Al-Baihaqiy rahimahullah berkata :
قال أصحابنا : فالذي أمر بقتله في الحل والحرم يحرم أكله ، والذي نهى عن قتله يحرم أكله.........
“Telah berkata shahabat-shahabat kami (ulama Syaafi’iyyah) : Hewan yang diperintahkan untuk dibunuh di tanah haram ataupun halal, maka diharamkan untuk memakannya. Begitu puga hewan yang dilarang untuk membunuhnya, terlarang pula untuk memakannya…..” [Ash-Shughraa, 8/294].
An-Nawawiy rahimahullah berkata :
ما أمر بقتله من الحيوانات فأكله حرام
“Semua hewan yang diperintahkan untuk membunuhnya, haram dimakan” [Al-Majmuu’, 9/22].
Pendalilan keharaman daging tikus dari sisi ini sangat kuat.

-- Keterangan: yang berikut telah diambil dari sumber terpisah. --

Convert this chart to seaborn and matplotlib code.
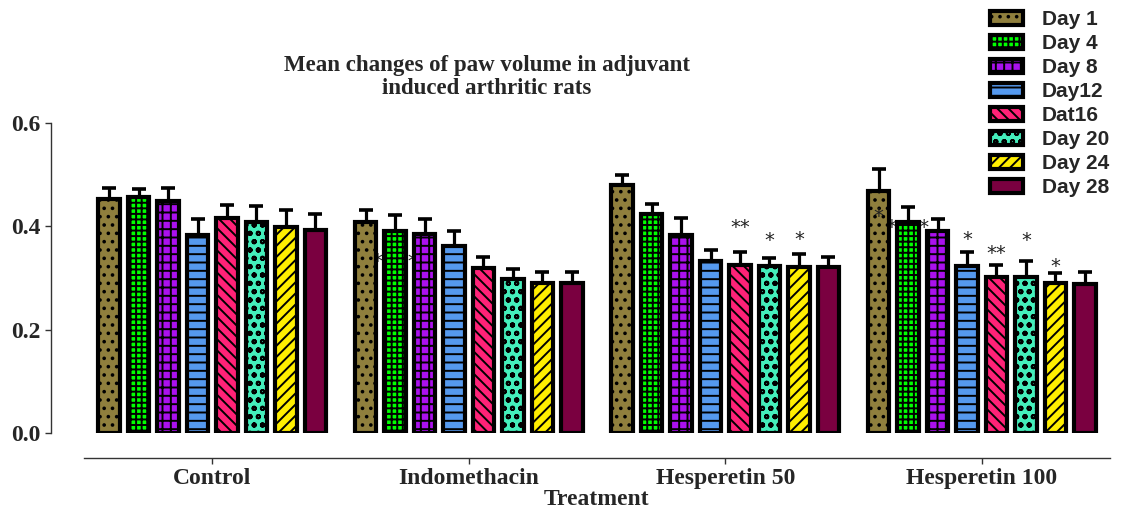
import numpy as np
import pandas as pd
import matplotlib
matplotlib.use('Agg')
import matplotlib.pyplot as plt
from matplotlib.patches import Patch
import seaborn as sns

# Values (mean paw volume, SEM upward only)
treatments = ['Control', 'Indomethacin', 'Hesperetin 50', 'Hesperetin 100']
days = ['Day 1', 'Day 4', 'Day 8', 'Day12', 'Dat16', 'Day 20', 'Day 24', 'Day 28']

control_mean = [0.453, 0.457, 0.449, 0.383, 0.416, 0.408, 0.399, 0.393]
control_sem = [0.022, 0.015, 0.025, 0.031, 0.025, 0.031, 0.033, 0.031]
indo_mean = [0.409, 0.390, 0.385, 0.362, 0.320, 0.299, 0.291, 0.291]
indo_sem = [0.023, 0.032, 0.029, 0.029, 0.021, 0.019, 0.021, 0.020]
hes50_mean = [0.480, 0.423, 0.383, 0.333, 0.325, 0.323, 0.321, 0.321]
hes50_sem = [0.020, 0.021, 0.034, 0.021, 0.025, 0.016, 0.025, 0.020]
hes100_mean = [0.469, 0.409, 0.391, 0.324, 0.301, 0.301, 0.290, 0.288]
hes100_sem = [0.041, 0.029, 0.023, 0.026, 0.024, 0.032, 0.020, 0.024]

# significance marks: (treatment index, day index, text, y, drawn behind bars)
stars = [
    (1, 1, '*    *', 0.331, True),
    (2, 4, '**', 0.397, False),
    (2, 5, '*', 0.373, False),
    (2, 6, '*', 0.375, False),
    (3, 0, '*', 0.419, False),
    (3, 1, '* * *', 0.397, True),
    (3, 3, '*', 0.375, False),
    (3, 4, '**', 0.348, False),
    (3, 5, '*', 0.372, False),
    (3, 6, '*', 0.322, False),
]

colors = ['#8f7f3d', '#00ff00', '#aa11ee', '#5599ee', '#ff2277', '#44eebb', '#ffee00', '#7a0040']
hatches = ['..', '+++', '++', '--', '\\\\\\', 'oo', '///', '']

means = [control_mean, indo_mean, hes50_mean, hes100_mean]
sems = [control_sem, indo_sem, hes50_sem, hes100_sem]

rows = []
for t, m, s in zip(treatments, means, sems):
    for d, v, e in zip(days, m, s):
        rows.append({'Treatment': t, 'Day': d, 'Volume': v, 'SEM': e})
df = pd.DataFrame(rows)

sns.set_style('ticks')
plt.rcParams['hatch.linewidth'] = 1.4
serif = 'Liberation Serif'

fig = plt.figure(figsize=(11.21, 5.14), dpi=100)
ax = fig.add_axes([84 / 1121, 81 / 514, 1026 / 1121, 310 / 514])

sns.barplot(data=df, x='Treatment', y='Volume', hue='Day', order=treatments, hue_order=days,
            palette=colors, saturation=1, width=0.918, gap=0.27, errorbar=None, legend=False,
            edgecolor='black', linewidth=3.0, ax=ax)

bar_containers = list(ax.containers)
centers = {}
for di, cont in enumerate(bar_containers):
    xs = []
    for ti, bar in enumerate(cont):
        bar.set_hatch(hatches[di])
        bar.set_zorder(3)
        xs.append(bar.get_x() + bar.get_width() / 2)
        centers[(ti, di)] = xs[-1]
    sub = df[df['Day'] == days[di]].set_index('Treatment').loc[treatments]
    ax.errorbar(xs, sub['Volume'], yerr=[np.zeros(len(xs)), sub['SEM']], fmt='none',
                ecolor='black', elinewidth=2.3, capsize=5, capthick=2.6, zorder=2)

for ti, di, txt, y, behind in stars:
    ax.text(centers[(ti, di)], y, txt, ha='center', va='center', fontsize=14,
            color='#222222', zorder=1 if behind else 5)

ax.set_xlim(-0.5, 3.5)
ax.set_ylim(0, 0.6)
ax.set_yticks([0.0, 0.2, 0.4, 0.6])
ax.set_yticklabels(['0.0', '0.2', '0.4', '0.6'])
sns.despine(ax=ax)
ax.spines['left'].set_position(('outward', 24))
ax.spines['bottom'].set_position(('outward', 18))
ax.spines['left'].set_bounds(0, 0.6)
for sp in ['left', 'bottom']:
    ax.spines[sp].set_linewidth(1.0)
    ax.spines[sp].set_color('#333333')
ax.tick_params(axis='both', length=4, width=1.0, color='#333333', pad=3)
for lab in ax.get_xticklabels():
    lab.set_fontfamily(serif)
    lab.set_fontweight('bold')
    lab.set_fontsize(17)
for lab in ax.get_yticklabels():
    lab.set_fontfamily(serif)
    lab.set_fontweight('bold')
    lab.set_fontsize(17)
ax.set_xlabel('Treatment', fontfamily=serif, fontweight='bold', fontsize=17, labelpad=0)
ax.set_ylabel('')

fig.text(487 / 1121, 1 - 77 / 514, 'Mean changes of paw volume in adjuvant\ninduced arthritic rats',
         ha='center', va='center', fontfamily=serif, fontweight='bold', fontsize=16.5, linespacing=1.1)

handles = [Patch(facecolor=c, edgecolor='black', hatch=h, linewidth=3.0) for c, h in zip(colors, hatches)]
fig.legend(handles, days, loc='upper left', bbox_to_anchor=(990 / 1121, 1 - 10 / 514),
           frameon=False, borderaxespad=0, borderpad=0, handlelength=1.6, handleheight=0.65,
           handletextpad=0.9, labelspacing=0.24,
           prop={'family': 'Liberation Sans', 'weight': 'bold', 'size': 15})

fig.savefig('out.png', dpi=100)
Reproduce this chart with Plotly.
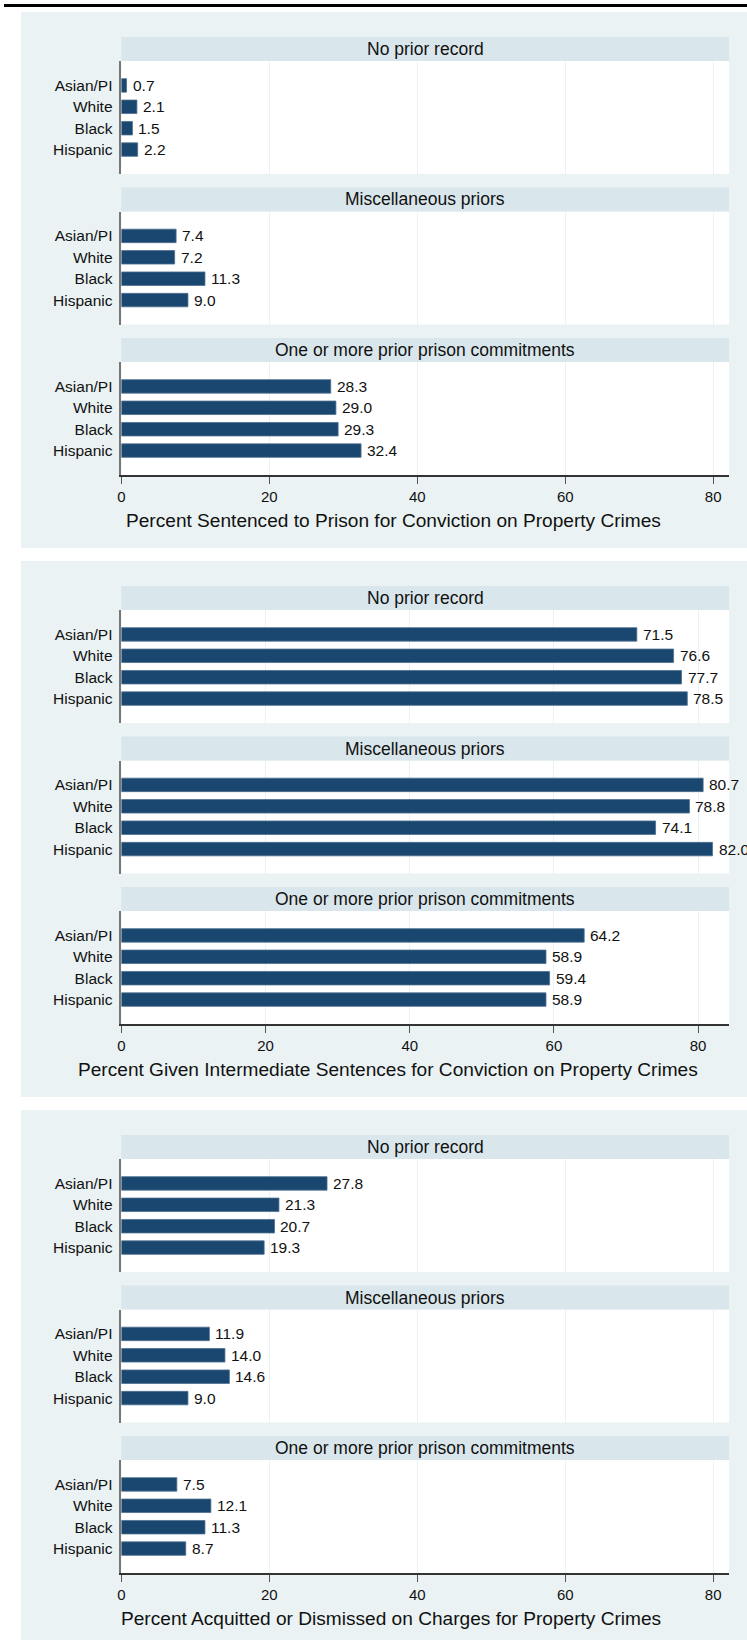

Selain itu, beberapa ulama memasukkan tikus dalam jenis hewan yangkhabiits (kotor).
‘Alaauddiin As-Samarqandiy Al-Hanafiyrahimahullah berkata:
أما ما ليس له دم سائل - فكله حرام إلا الجراد، مثل الذباب، والزنبور وسائر هوام الارض وما يدب عليها وما يكون تحت الارض من الفأرة واليربوع والحيات والعقارب، لانها من جملة الخبائث
“Adapun hewan yang tidak memiliki darah yang mengalir, semuanya diharamkan - kecuali belalang - seperti misal lalat, kumbang, seluruh hewan berbisa di bumi, hewan melata, dan hewan yang ada di atas permukaan bumi dari jenis tikus, yarbuu’[3], ular, dan kalajengking; karena termasuk khabiits” [Tuhfatul-Fuqahaa’, 3/64].
Allah ta’ala berfirman:
وَيُحِلُّ لَهُمُ الطَّيِّبَاتِ وَيُحَرِّمُ عَلَيْهِمُ الْخَبَائِثَ
“Dan Allah menghalalkan bagi mereka segala yang baik dan mengharamkan bagi mereka segala yang buruk (khabiits)” [QS. Al-A’raaf : 157].
Ibnu Katsir rahimahullah berkata:
وقال بعض العلماء: كل ما أحل الله تعالى، فهو طيب نافع في البدن والدين، وكل ما حرمه، فهو خبيث ضار في البدن والدين
“Sebagian ulama berkata : segala sesuatu yang dihalalkan Allah ta’ala, maka itu baik bagi badan dan agama; sedangkan segala sesuatu yang diharamkan-Nya, maka itu buruk dan membahayakan badan dan agama” [Tafsiir Ibni Katsiir, 3/488].
Kesimpulan : Tikus haram hukumnya untuk dimakan. Inilah pendapat jumhur ulama’.